Priya Gopal (24), who has been working in the banking industry for the past two years, agrees and has been saving towards “major future expenses” such as a house, a possible wedding and international leisure travel. Gopal’s saving habits means she has immediate access to funds in the case of emergency, she tells finweek.

Save to build up an emergency fund which is three to six times your salary, says Muller. Saving half a year’s worth of money may seem like a lot, but “life happens” and you don’t want to have to create debt when there’s a crisis like a burst geyser or a car that needs fixing.

Saving early will also make it easier to achieve your retirement and investment goals, says Strydom. In your 20s you have time on your side, which means you can reap the benefits of compound interest, says Muller.

Someone who saves R1000 every month from the age of 20 until the age of 30, and then leaves the investment to grow at an annual rate of 12% until the age of 60, will earn R5m more in returns than someone who starts saving and investing R1000 monthly from the age of 30 until the age of 60, explains Strydom. This is without considering adjustments such as salary increases and bonuses.

Secondly, in your 20s risk planning is essential, given the risky behaviour of young people, says Strydom. “You have your whole life and career ahead of you. Your biggest asset is your ability to generate income for the rest of your life.”

You need to protect yourself against the risk of disability and injury, he says. Having risk cover is essential if something should happen where you can’t continue providing for yourself and still have living expenses to cover, says Muller. “You are financially dependent on you.”

Risk cover is also essential if you have other financial obligations, like family responsibilities. Consider life insurance only if you have dependents that need to be financially protected in the event of your death, says Muller.
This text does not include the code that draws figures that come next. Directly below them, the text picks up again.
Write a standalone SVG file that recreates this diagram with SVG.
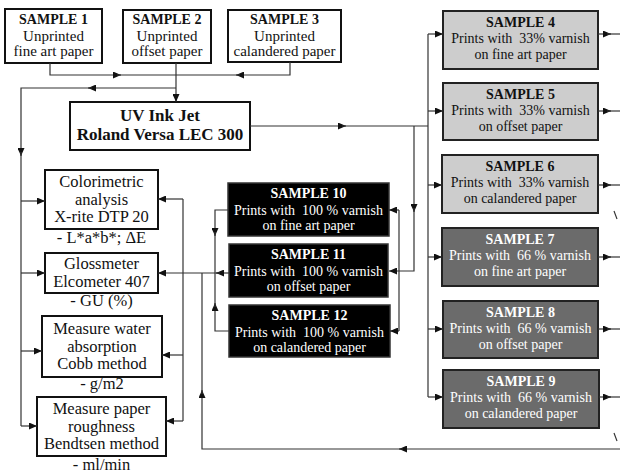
<svg xmlns="http://www.w3.org/2000/svg" width="620" height="475" viewBox="0 0 620 475">
<defs>
<marker id="a" markerUnits="userSpaceOnUse" markerWidth="9" markerHeight="7" refX="8" refY="3.5" orient="auto"><path d="M0,0 L8,3.5 L0,7 z" fill="#111"/></marker>
</defs>
<style>
.box{fill:#fff;stroke:#111;stroke-width:2}
.lg{fill:#cdcdcd;stroke:#222;stroke-width:2}
.dg{fill:#6b6b6b;stroke:#222;stroke-width:2}
.bk{fill:#000;stroke:#333;stroke-width:1.5}
text{font-family:'Liberation Serif',serif;text-anchor:middle;fill:#111}
text.w{fill:#fff}
.t{font-weight:bold;font-size:14px}
.s{font-size:15px}
.p{font-size:14px}
.u{font-weight:bold;font-size:17px}
.m{font-size:16.5px}
.c path{fill:none;stroke:#333;stroke-width:1.2}
.c path.e{marker-end:url(#a)}
</style>
<g id="sample1"><rect class="box" x="5" y="9" width="97" height="54"/><text class="t" x="53.5" y="24">SAMPLE 1</text><text class="s" x="53.5" y="40.5">Unprinted</text><text class="s" x="53.5" y="56">fine art paper</text></g>
<g id="sample2"><rect class="box" x="123" y="10" width="88" height="53"/><text class="t" x="167" y="24">SAMPLE 2</text><text class="s" x="167" y="40.5">Unprinted</text><text class="s" x="167" y="56">offset paper</text></g>
<g id="sample3"><rect class="box" x="228" y="10" width="113" height="52"/><text class="t" x="284.5" y="24">SAMPLE 3</text><text class="s" x="284.5" y="40.5">Unprinted</text><text class="s" x="284.5" y="56">calandered paper</text></g>
<g id="uv"><rect class="box" x="70" y="102" width="180" height="48"/><text class="u" x="160" y="121">UV Ink Jet</text><text class="u" x="160" y="140">Roland Versa LEC 300</text></g>
<g id="colorimetric"><rect class="box" x="45" y="170" width="113" height="59"/><text class="m" x="101.5" y="187">Colorimetric</text><text class="m" x="101.5" y="204.5">analysis</text><text class="m" x="101.5" y="222">X-rite DTP 20</text><text class="m" x="101.5" y="243">- L*a*b*; ΔE</text></g>
<g id="glossmeter"><rect class="box" x="45" y="253" width="113" height="40"/><text class="m" x="101.5" y="269">Glossmeter</text><text class="m" x="101.5" y="287">Elcometer 407</text><text class="m" x="101.5" y="306">- GU (%)</text></g>
<g id="water"><rect class="box" x="42" y="316" width="120" height="61"/><text class="m" x="102" y="334">Measure water</text><text class="m" x="102" y="351.5">absorption</text><text class="m" x="102" y="369">Cobb method</text><text class="m" x="102" y="389">- g/m2</text></g>
<g id="roughness"><rect class="box" x="37" y="397" width="129" height="59"/><text class="m" x="101.5" y="414">Measure paper</text><text class="m" x="101.5" y="431.5">roughness</text><text class="m" x="101.5" y="449">Bendtsen method</text><text class="m" x="101.5" y="470">- ml/min</text></g>
<g id="sample4"><rect class="lg" x="443" y="11" width="155" height="58"/><text class="t" x="520.5" y="27">SAMPLE 4</text><text class="p" x="520.5" y="43">Prints with&#160; 33% varnish</text><text class="p" x="520.5" y="59">on fine art paper</text></g>
<g id="sample5"><rect class="lg" x="443" y="83" width="155" height="57"/><text class="t" x="520.5" y="99">SAMPLE 5</text><text class="p" x="520.5" y="115">Prints with&#160; 33% varnish</text><text class="p" x="520.5" y="131">on offset paper</text></g>
<g id="sample6"><rect class="lg" x="442" y="155" width="156" height="58"/><text class="t" x="520" y="171">SAMPLE 6</text><text class="p" x="520" y="187">Prints with&#160; 33% varnish</text><text class="p" x="520" y="203">on calandered paper</text></g>
<g id="sample7"><rect class="dg" x="442" y="228" width="156" height="58"/><text class="t w" x="520" y="244">SAMPLE 7</text><text class="p w" x="520" y="260">Prints with&#160; 66 % varnish</text><text class="p w" x="520" y="276">on fine art paper</text></g>
<g id="sample8"><rect class="dg" x="443" y="301" width="155" height="57"/><text class="t w" x="520.5" y="317">SAMPLE 8</text><text class="p w" x="520.5" y="333">Prints with&#160; 66 % varnish</text><text class="p w" x="520.5" y="349">on offset paper</text></g>
<g id="sample9"><rect class="dg" x="443" y="370" width="156" height="58"/><text class="t w" x="521" y="386">SAMPLE 9</text><text class="p w" x="521" y="402">Prints with&#160; 66 % varnish</text><text class="p w" x="521" y="418">on calandered paper</text></g>
<g id="sample10"><rect class="bk" x="228" y="183" width="161" height="53"/><text class="t w" x="308.5" y="198">SAMPLE 10</text><text class="p w" x="308.5" y="215">Prints with&#160; 100 % varnish</text><text class="p w" x="308.5" y="230">on fine art paper</text></g>
<g id="sample11"><rect class="bk" x="229" y="244" width="159" height="53"/><text class="t w" x="308.5" y="259">SAMPLE 11</text><text class="p w" x="308.5" y="276">Prints with&#160; 100 % varnish</text><text class="p w" x="308.5" y="291">on offset paper</text></g>
<g id="sample12"><rect class="bk" x="229" y="305" width="161" height="52"/><text class="t w" x="309.5" y="320">SAMPLE 12</text><text class="p w" x="309.5" y="337">Prints with&#160; 100 % varnish</text><text class="p w" x="309.5" y="352">on calandered paper</text></g>
<g id="connectors" class="c">
<path class="e" d="M50,63 V75 H121"/><path d="M117,75 H176"/>
<path class="e" d="M290,62 V75 H236"/><path d="M240,75 H176"/>
<path class="e" d="M176,63 V102"/>
<path class="e" d="M176,88 H88"/><path class="e" d="M92,88 H21 V156"/><path d="M21,152 V426"/>
<path class="e" d="M21,201 H45"/><path class="e" d="M21,273 H45"/><path class="e" d="M21,351 H42"/><path class="e" d="M21,426 H37"/>
<path class="e" d="M250,126 H346"/><path d="M342,126 H428"/>
<path d="M428,34 V397"/>
<path class="e" d="M428,34 H443"/><path class="e" d="M428,111 H443"/><path class="e" d="M428,185 H442"/><path class="e" d="M428,257 H442"/><path class="e" d="M428,329 H443"/><path class="e" d="M428,397 H443"/>
<path class="e" d="M414,126 V212"/><path class="e" d="M414,208 V271 H389"/>
<path d="M399,210 V331"/><path class="e" d="M399,210 H389"/><path class="e" d="M399,331 H390"/>
<path class="e" d="M228,210 H215 V236"/><path d="M215,232 V273"/>
<path class="e" d="M229,331 H215 V303"/><path d="M215,307 V273"/>
<path class="e" d="M229,273 H216"/><path class="e" d="M220,273 H158"/>
<path d="M183,199 V421"/><path class="e" d="M183,199 H158"/><path class="e" d="M183,355 H162"/><path class="e" d="M183,421 H166"/>
<path class="e" d="M598,34 H611"/><path d="M607,34 H620"/>
<path class="e" d="M598,111 H611"/><path d="M607,111 H620"/>
<path class="e" d="M598,185 H611"/><path d="M607,185 H620"/>
<path class="e" d="M598,257 H611"/><path d="M607,257 H620"/>
<path class="e" d="M598,329 H611"/><path d="M607,329 H620"/>
<path class="e" d="M599,397 H611"/><path d="M607,397 H620"/>
<path class="e" d="M620,449 H399"/><path class="e" d="M403,449 H202 V390"/><path d="M202,394 V273"/>
<path d="M614,211 L617,219"/><path d="M614,433 L617,441"/>
</g>
</svg>
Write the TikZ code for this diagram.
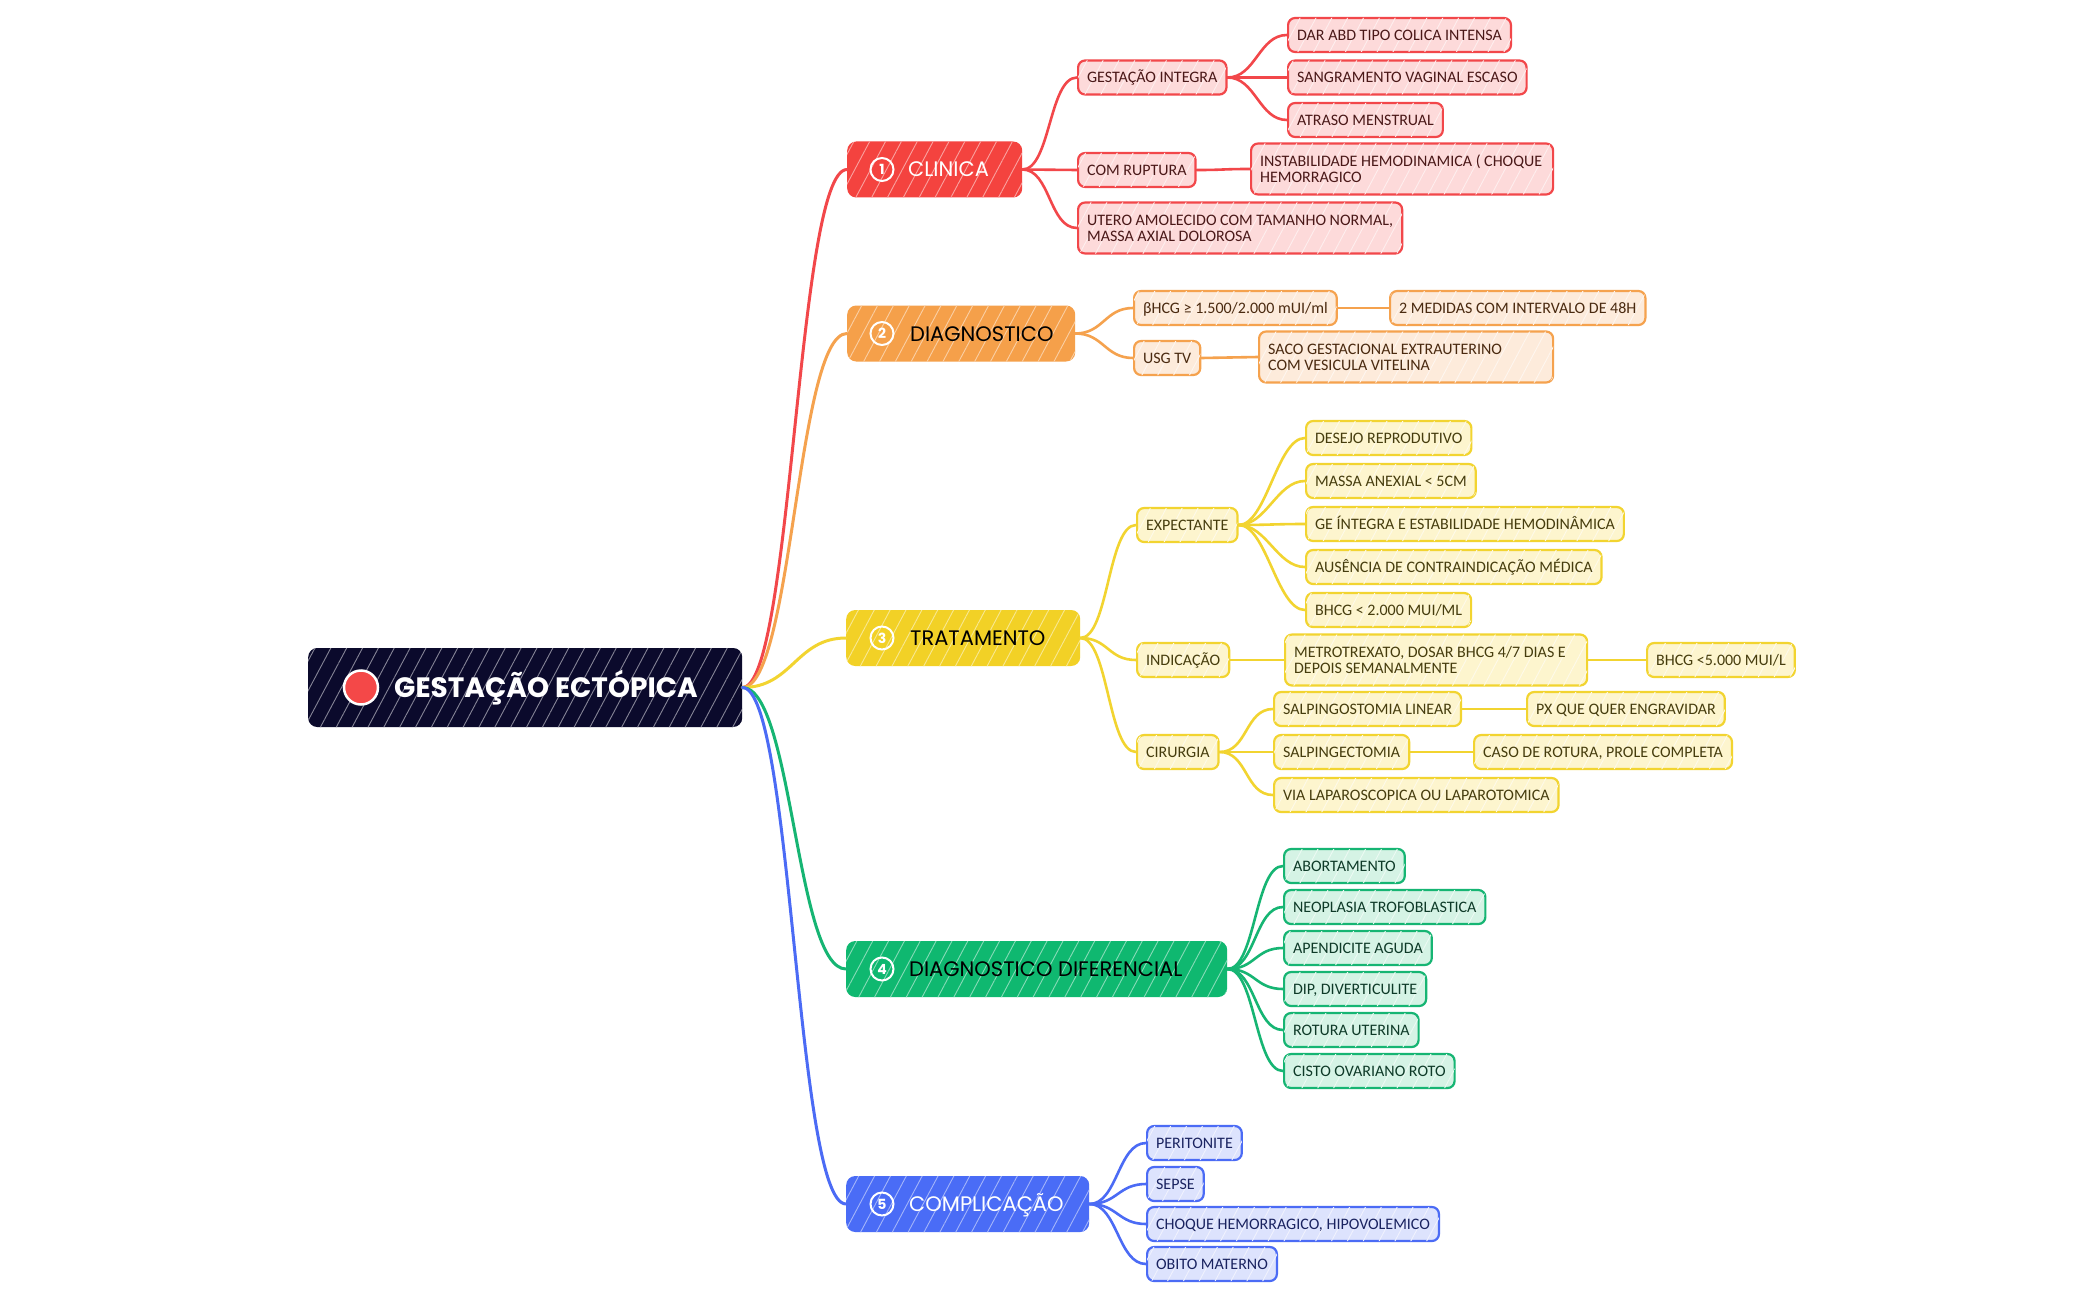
\documentclass[tikz,border=0pt]{standalone}
\usepackage{fontspec}
\setmainfont{Carlito}
\newfontfamily\hfont{Poppins}
\usetikzlibrary{patterns.meta}
\definecolor{rootC}{HTML}{0B0A2C}
\definecolor{dotC}{HTML}{F44848}
\definecolor{redH}{HTML}{F4433F}
\definecolor{redB}{HTML}{F2474A}
\definecolor{redF}{HTML}{FDDADA}
\definecolor{redT}{HTML}{4A1818}
\definecolor{orH}{HTML}{F5A04A}
\definecolor{orB}{HTML}{F5A24E}
\definecolor{orF}{HTML}{FDEBDB}
\definecolor{orT}{HTML}{4A2A10}
\definecolor{yeH}{HTML}{F2D126}
\definecolor{yeB}{HTML}{F2D430}
\definecolor{yeF}{HTML}{FDF5CE}
\definecolor{yeT}{HTML}{463D0E}
\definecolor{grH}{HTML}{0FB870}
\definecolor{grB}{HTML}{16B573}
\definecolor{grF}{HTML}{D5F3E5}
\definecolor{grT}{HTML}{0E3A28}
\definecolor{blH}{HTML}{4A6CF6}
\definecolor{blB}{HTML}{4B6BF5}
\definecolor{blF}{HTML}{DDE3FD}
\definecolor{blT}{HTML}{1A2360}
\tikzset{
  hatch/.style={postaction={pattern={Lines[angle=62,distance=14pt,line width=0.9pt]},pattern color=#1}},
  box/.style={draw, line width=2.2pt, rounded corners=7pt, inner xsep=9pt, inner ysep=0pt,
    minimum height=34pt, anchor=west, font=\fontsize{16}{16}\selectfont, text height=10.5pt, text depth=0pt},
  box2/.style={draw, line width=2.2pt, rounded corners=7pt, inner xsep=9pt, inner ysep=0pt,
    minimum height=51pt, anchor=west, align=left, font=\fontsize{16}{16}\selectfont},
  redc/.style={draw=redB, fill=redF, text=redT, hatch=white!55!redF},
  orc/.style={draw=orB, fill=orF, text=orT, hatch=white!55!orF},
  yec/.style={draw=yeB, fill=yeF, text=yeT, hatch=white!55!yeF},
  grc/.style={draw=grB, fill=grF, text=grT, hatch=white!55!grF},
  blc/.style={draw=blB, fill=blF, text=blT, hatch=white!55!blF},
  hdr/.style={rounded corners=9pt, minimum height=56pt, anchor=west, inner sep=0pt, fill=#1, hatch=white!50!#1},
  num/.style={circle, draw=white, line width=2pt, minimum size=23pt, inner sep=0pt, text=white,
    font=\hfont\fontsize{14}{14}\bfseries\selectfont},
  hlabel/.style={anchor=base west, inner sep=0pt, font=\hfont\fontsize{21}{21}\selectfont},
  conn/.style={line width=2.6pt, line cap=round},
  mainconn/.style={line width=3pt, line cap=round},
}
\newcommand\mmlink[3]{\draw[conn,#1] (#2.east) .. controls +(28,0) and +(-28,0) .. (#3.west);}
\newcommand\mmroot[2]{\draw[mainconn,#1] (root.east) .. controls +(50,0) and +(-50,0) .. (#2.west);}
\begin{document}
\begin{tikzpicture}[x=1pt,y=-1pt]
\useasboundingbox[fill=white] (0,0) rectangle (2098,1300);

% root
\node[fill=rootC, rounded corners=9pt, minimum width=434pt, minimum height=79pt, anchor=west, inner sep=0pt, hatch=rootC!50!white] (root) at (308,687.5) {};
\node[circle, fill=dotC, draw=white, line width=2.5pt, minimum size=34pt, inner sep=0pt] (rootdot) at (361,687.5) {};
\node[anchor=base west, text=white, font=\hfont\fontsize{28}{28}\bfseries\selectfont, inner sep=0pt] (rootlabel) at (394,697.5) {GESTAÇÃO ECTÓPICA};

% headers
\node[hdr=redH, minimum width=175pt] (h1) at (847,169.5) {};
\node[num] (c1) at (882,169.5) {1};
\node[hlabel, text=white] (l1) at (908,177) {CLINICA};

\node[hdr=orH, minimum width=228pt] (h2) at (847,333.5) {};
\node[num] (c2) at (882,333.5) {2};
\node[hlabel, text=black] (l2) at (910,341) {DIAGNOSTICO};

\node[hdr=yeH, minimum width=234pt] (h3) at (846,638) {};
\node[num] (c3) at (882,638) {3};
\node[hlabel, text=black] (l3) at (910,645.5) {TRATAMENTO};

\node[hdr=grH, minimum width=381pt] (h4) at (846,969) {};
\node[num] (c4) at (882,969) {4};
\node[hlabel, text=black] (l4) at (909,976.5) {DIAGNOSTICO DIFERENCIAL};

\node[hdr=blH, minimum width=243pt] (h5) at (846,1204) {};
\node[num] (c5) at (882,1204) {5};
\node[hlabel, text=white] (l5) at (909,1211.5) {COMPLICAÇÃO};

% clinica
\node[box, redc] (gi) at (1077,77.5) {GESTAÇÃO INTEGRA};
\node[box, redc] (cr) at (1077,170) {COM RUPTURA};
\node[box2, redc] (ut) at (1077,228) {UTERO AMOLECIDO COM TAMANHO NORMAL,\\MASSA AXIAL DOLOROSA};
\node[box, redc] (dar) at (1287,35) {DAR ABD TIPO COLICA INTENSA};
\node[box, redc] (san) at (1287,77.5) {SANGRAMENTO VAGINAL ESCASO};
\node[box, redc] (atr) at (1287,120) {ATRASO MENSTRUAL};
\node[box2, redc] (ins) at (1250,169) {\makebox[284pt][l]{INSTABILIDADE HEMODINAMICA ( CHOQUE}\\HEMORRAGICO};

% diagnostico
\node[box, orc] (bh) at (1133,308) {βHCG ≥ 1.500/2.000 mUI/ml};
\node[box, orc] (usg) at (1133,358) {USG TV};
\node[box2, orc] (saco) at (1258,357) {\makebox[276pt][l]{SACO GESTACIONAL EXTRAUTERINO}\\COM VESICULA VITELINA};
\node[box, orc] (med) at (1389,308) {2 MEDIDAS COM INTERVALO DE 48H};

% tratamento
\node[box, yec] (exp) at (1136,525) {EXPECTANTE};
\node[box, yec] (des) at (1305,438) {DESEJO REPRODUTIVO};
\node[box, yec] (mas) at (1305,481) {MASSA ANEXIAL < 5CM};
\node[box, yec] (ge) at (1305,524) {GE ÍNTEGRA E ESTABILIDADE HEMODINÂMICA};
\node[box, yec] (aus) at (1305,567) {AUSÊNCIA DE CONTRAINDICAÇÃO MÉDICA};
\node[box, yec] (bhb) at (1305,610) {BHCG < 2.000 MUI/ML};
\node[box, yec] (ind) at (1136,660) {INDICAÇÃO};
\node[box2, yec] (met) at (1284,660) {\makebox[284pt][l]{METROTREXATO, DOSAR BHCG 4/7 DIAS E}\\DEPOIS SEMANALMENTE};
\node[box, yec] (bhc) at (1646,660) {BHCG <5.000 MUI/L};
\node[box, yec] (cir) at (1136,752) {CIRURGIA};
\node[box, yec] (sal) at (1273,709) {SALPINGOSTOMIA LINEAR};
\node[box, yec] (px) at (1526,709) {PX QUE QUER ENGRAVIDAR};
\node[box, yec] (sec) at (1273,752) {SALPINGECTOMIA};
\node[box, yec] (caso) at (1473,752) {CASO DE ROTURA, PROLE COMPLETA};
\node[box, yec] (via) at (1273,795) {VIA LAPAROSCOPICA OU LAPAROTOMICA};

% diagnostico diferencial
\node[box, grc] (ab) at (1283,866) {ABORTAMENTO};
\node[box, grc] (neo) at (1283,907) {NEOPLASIA TROFOBLASTICA};
\node[box, grc] (ape) at (1283,948) {APENDICITE AGUDA};
\node[box, grc] (dip) at (1283,989) {DIP, DIVERTICULITE};
\node[box, grc] (rot) at (1283,1030) {ROTURA UTERINA};
\node[box, grc] (cis) at (1283,1071) {CISTO OVARIANO ROTO};

% complicacao
\node[box, blc] (per) at (1146,1143) {PERITONITE};
\node[box, blc] (sep) at (1146,1184) {SEPSE};
\node[box, blc] (cho) at (1146,1224) {CHOQUE HEMORRAGICO, HIPOVOLEMICO};
\node[box, blc] (obi) at (1146,1264) {OBITO MATERNO};

% connectors
\mmroot{redB}{h1}
\mmroot{orB}{h2}
\mmroot{yeB}{h3}
\mmroot{grB}{h4}
\mmroot{blB}{h5}

\mmlink{redB}{h1}{gi}
\mmlink{redB}{h1}{cr}
\mmlink{redB}{h1}{ut}
\mmlink{redB}{gi}{dar}
\mmlink{redB}{gi}{san}
\mmlink{redB}{gi}{atr}
\mmlink{redB}{cr}{ins}

\mmlink{orB}{h2}{bh}
\mmlink{orB}{h2}{usg}
\mmlink{orB}{bh}{med}
\mmlink{orB}{usg}{saco}

\mmlink{yeB}{h3}{exp}
\mmlink{yeB}{h3}{ind}
\mmlink{yeB}{h3}{cir}
\mmlink{yeB}{exp}{des}
\mmlink{yeB}{exp}{mas}
\mmlink{yeB}{exp}{ge}
\mmlink{yeB}{exp}{aus}
\mmlink{yeB}{exp}{bhb}
\mmlink{yeB}{ind}{met}
\mmlink{yeB}{met}{bhc}
\mmlink{yeB}{cir}{sal}
\mmlink{yeB}{cir}{sec}
\mmlink{yeB}{cir}{via}
\mmlink{yeB}{sal}{px}
\mmlink{yeB}{sec}{caso}

\mmlink{grB}{h4}{ab}
\mmlink{grB}{h4}{neo}
\mmlink{grB}{h4}{ape}
\mmlink{grB}{h4}{dip}
\mmlink{grB}{h4}{rot}
\mmlink{grB}{h4}{cis}

\mmlink{blB}{h5}{per}
\mmlink{blB}{h5}{sep}
\mmlink{blB}{h5}{cho}
\mmlink{blB}{h5}{obi}
\end{tikzpicture}
\end{document}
When it comes to making big investments, such as purchasing a home, having a good credit record is useful to prove your creditworthiness. However, Strydom cautions that taking on debt requires responsibility and discipline. If you have a credit card, make sure it has a low credit limit and that you pay it off timeously.

Always remember when you buy something on credit, you are paying more for it than the price stated on the item due to interest rate charges, says Muller.

Make sure to meet your payment obligations and do not delay payment. Don’t spend money on something if you can’t pay for it in cash, says Muller.

You shouldn’t buy on credit if you don’t believe you can make the payment at a later stage, says Engelbrecht. Pay more than what the minimum amount stipulates.

Debit order contributions are also useful in building a credit record. Make sure you have sufficient funds for them. Also check your own credit record, which is accessible once a year, free of charge.

Fast Five

1. Have a budget: This allows you to see what you are spending your money on and how much you are saving. Keeping track of your expenses will highlight if you are overspending and living beyond your means, says Strydom.

2. Cut costs: Once you identify where you have been overspending, prioritise your costs. One way could be to adopt a healthy lifestyle. Quitting smoking or going to the gym could bring down the premiums of your life cover, says Strydom.

3. Understand your employment benefits: Instead of blindly filling in forms at your new place of employment, ask questions and make sure you understand what you are agreeing to, says Muller. You are making important decisions about how your pension will be invested; this will determine your retirement outcome.

4. Get a financial adviser: A professional will give guidance on what you should prioritise and how to allocate your funds. Find a financial adviser you can trust and build a relationship that grows as you grow from a saver to an investor, says Strydom.

5. Educate yourself: Learn as much as you can, says Muller. Financial decisions are going to be with you throughout your working life, so make sure you educate yourself about them.

Angela de Loureiro (25) follows financial publications and does “lots of googling” to equip herself with financial know-how. Try subscribing to financial newsletters and financial literacy programmes available online.